A clampdown on flyposting could hit farmers' markets.

Organisers of the markets in west Oxfordshire have been told they will be prosecuted for putting up roadside signs, advertising the monthly events in Witney, Woodstock, Charlbury and Chipping Norton.

Now they are "playing by the book" and seeking planning permission for the 2ft sq signs, which are tied by string to street furniture.

They would only be put up once a month for a maximum of three days at a time - the same as they have in fact been doing for the past 18 months, with the agreement of Oxfordshire County Council's highways department.

But planning for the signs is the responsibility of West Oxfordshire District Council and, despite it promoting the markets, it looks likely it will refuse permission.

Pete Williams, of the Thames Valley Farmers' Market Co-operative, said: "We're playing it by the book, even though it's costing us over £1,000 to put in these applications for each town.

"They are only up for two days, once a month. In a recent survey, 70 per cent of people said they came along to the markets because they had seen the signs.

"If we can't put them up, we will obviously lose trade."

In Witney, the markets have gone from strength to strength, with 28 stallholders now taking part, compared with 16 a few years ago.

The markets were actually set up by the district council to support local farmers in the aftermath of the 2001 foot and mouth epidemic.

But the council is now engaged in a war against flyposting and, according to cabinet member for the environment David Harvey, that is what the market organisers have been doing by putting up their signs.

Mr Harvey said: "If we allow them to do it, it makes it extremely difficult for us to prosecute Joe Bloggs for putting up roadside signs for an all-night rave.

"The markets are a commercial concern and we don't allow it. The only signs we allow are for local charities or non-profit-making events, put up for a few days and then removed.

"That's why we told them to apply for planning permission."

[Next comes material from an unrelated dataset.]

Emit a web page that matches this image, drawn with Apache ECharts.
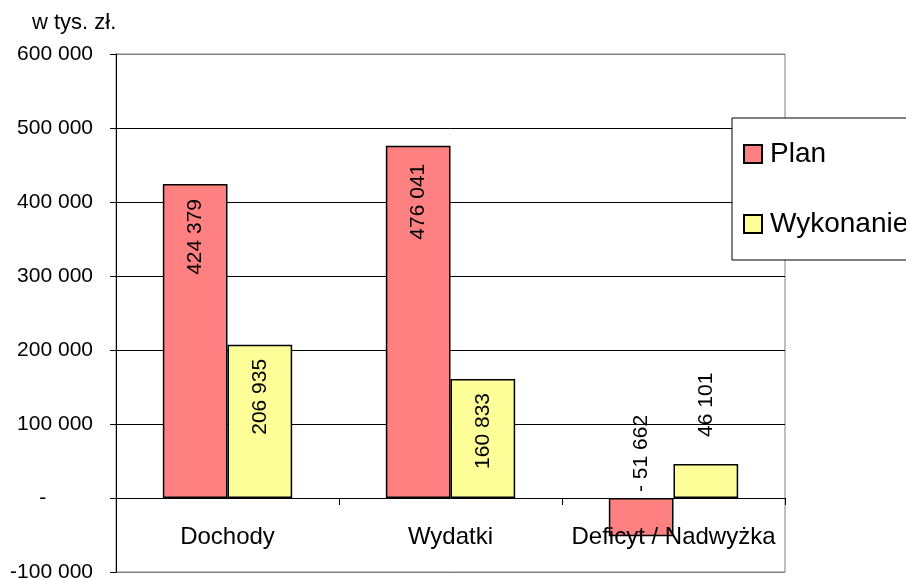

The first two applications, for Charlbury and Chipping Norton, come before the council uplands planning sub-committee on Monday.

Planning officer Jonathan Westerman is urging refusal because of the precedent it would set.

He also said the number of signs, at a total of 25 roadside sites, were far too many.

Charlbury and Chipping Norton town councils both back the farmers' markets.

Stallholder Robert Power, of Heath House Nursery, in Finstock, said: "Lack of signage is bound to decrease takings, so making the farmers' markets less viable.

"This may well affect the number of stalls and the eventual stopping of the markets."